> _Work instructions_:
Skip the pictures and extract all of the lines exactly as written.
------
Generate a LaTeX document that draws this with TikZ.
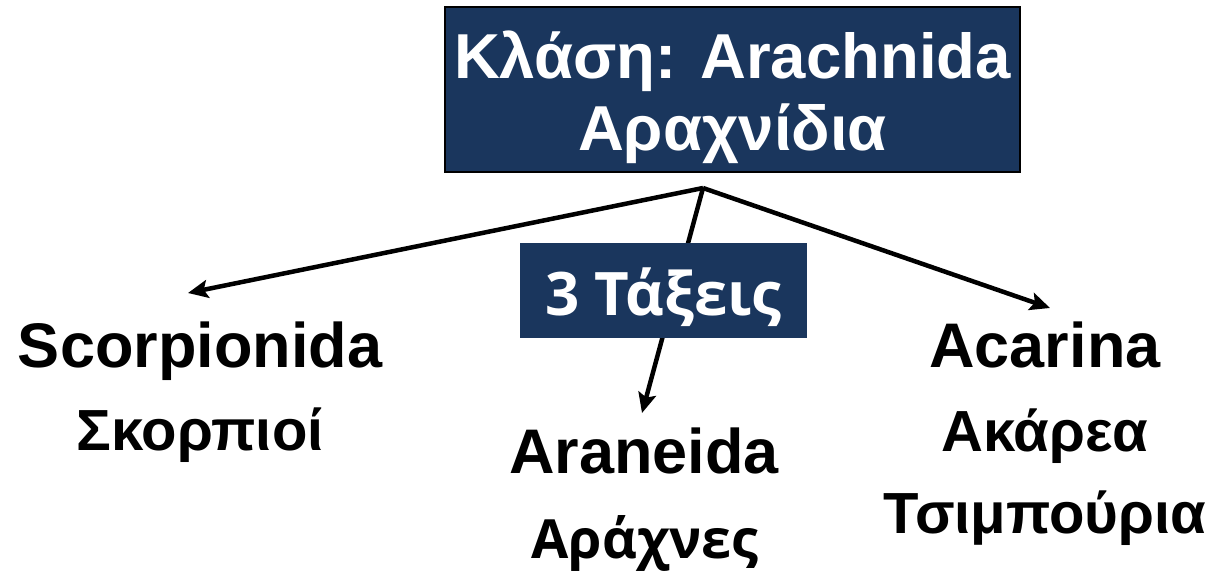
\documentclass[tikz,border=0pt]{standalone}
\usepackage{fontspec}
\setmainfont{Liberation Sans}
\newfontfamily\ordfont{Open Sans}
\usetikzlibrary{arrows.meta}
\definecolor{navy}{RGB}{26,54,93}

\begin{document}
\begin{tikzpicture}[x=1pt, y=-1pt,
	classbox/.style={draw=black, line width=1.5pt, fill=navy, text=white, font=\fontsize{63.5}{72}\selectfont\bfseries, align=center, minimum width=575pt, minimum height=165pt, inner sep=0pt, text height=130pt, text depth=9pt},
	orderbox/.style={fill=navy, text=white, font=\ordfont\fontsize{60}{70}\selectfont\bfseries, minimum width=287pt, minimum height=95pt, inner sep=0pt, text height=49pt, text depth=0pt},
	taxon/.style={font=\fontsize{63}{70}\selectfont\bfseries, anchor=base},
	common/.style={font=\fontsize{58}{66}\selectfont\bfseries, anchor=base},
	branch/.style={line width=4.5pt, line join=round, -{Stealth[length=20pt, width=18pt, inset=4pt]}}]

	% keep the page at the size of the slide
	\useasboundingbox (0,0) rectangle (1216,571);

	% the class at the top
	\node[classbox] (cls) at (732.5,89.5) {Κλάση: Arachnida\\Αραχνίδια};

	% the three orders, each line at its baseline
	\node[taxon] (scorpio) at (200,367) {Scorpionida};
	\node[common] (scorpio gr) at (200,450) {Σκορπιοί};
	\node[taxon] (aranea) at (644,473) {Araneida};
	\node[common, font=\ordfont\fontsize{54}{62}\selectfont\bfseries] (aranea gr) at (645,558) {Αράχνες};
	\node[taxon] (acari) at (1045,367) {Acarina};
	\node[common] (acari gr) at (1045,451) {Ακάρεα};
	\node[common] (ticks gr) at (1045,533) {Τσιμπούρια};

	% where the branches split and where they end
	\coordinate (apex) at (703,188);
	\coordinate (scorpio tip) at (188,293);
	\coordinate (aranea tip) at (642,413);
	\coordinate (acari tip) at (1050,308);

	\foreach \t in {scorpio tip, aranea tip, acari tip}
		\draw[branch] (apex) -- (\t);

	% label over the branches
	\node[orderbox] (orders) at (663.5,290.5) {3 Τάξεις};

\end{tikzpicture}
\end{document}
------
> _Solution for this exercise_:
Generate a LaTeX document that draws this with TikZ.
\documentclass[tikz,border=0pt]{standalone}
\usepackage{fontspec}
\setmainfont{Liberation Sans}
\newfontfamily\ordfont{Open Sans}
\usetikzlibrary{arrows.meta}
\definecolor{navy}{RGB}{26,54,93}

\begin{document}
\begin{tikzpicture}[x=1pt, y=-1pt,
	classbox/.style={draw=black, line width=1.5pt, fill=navy, text=white, font=\fontsize{63.5}{72}\selectfont\bfseries, align=center, minimum width=575pt, minimum height=165pt, inner sep=0pt, text height=130pt, text depth=9pt},
	orderbox/.style={fill=navy, text=white, font=\ordfont\fontsize{60}{70}\selectfont\bfseries, minimum width=287pt, minimum height=95pt, inner sep=0pt, text height=49pt, text depth=0pt},
	taxon/.style={font=\fontsize{63}{70}\selectfont\bfseries, anchor=base},
	common/.style={font=\fontsize{58}{66}\selectfont\bfseries, anchor=base},
	branch/.style={line width=4.5pt, line join=round, -{Stealth[length=20pt, width=18pt, inset=4pt]}}]

	% keep the page at the size of the slide
	\useasboundingbox (0,0) rectangle (1216,571);

	% the class at the top
	\node[classbox] (cls) at (732.5,89.5) {Κλάση: Arachnida\\Αραχνίδια};

	% the three orders, each line at its baseline
	\node[taxon] (scorpio) at (200,367) {Scorpionida};
	\node[common] (scorpio gr) at (200,450) {Σκορπιοί};
	\node[taxon] (aranea) at (644,473) {Araneida};
	\node[common, font=\ordfont\fontsize{54}{62}\selectfont\bfseries] (aranea gr) at (645,558) {Αράχνες};
	\node[taxon] (acari) at (1045,367) {Acarina};
	\node[common] (acari gr) at (1045,451) {Ακάρεα};
	\node[common] (ticks gr) at (1045,533) {Τσιμπούρια};

	% where the branches split and where they end
	\coordinate (apex) at (703,188);
	\coordinate (scorpio tip) at (188,293);
	\coordinate (aranea tip) at (642,413);
	\coordinate (acari tip) at (1050,308);

	\foreach \t in {scorpio tip, aranea tip, acari tip}
		\draw[branch] (apex) -- (\t);

	% label over the branches
	\node[orderbox] (orders) at (663.5,290.5) {3 Τάξεις};

\end{tikzpicture}
\end{document}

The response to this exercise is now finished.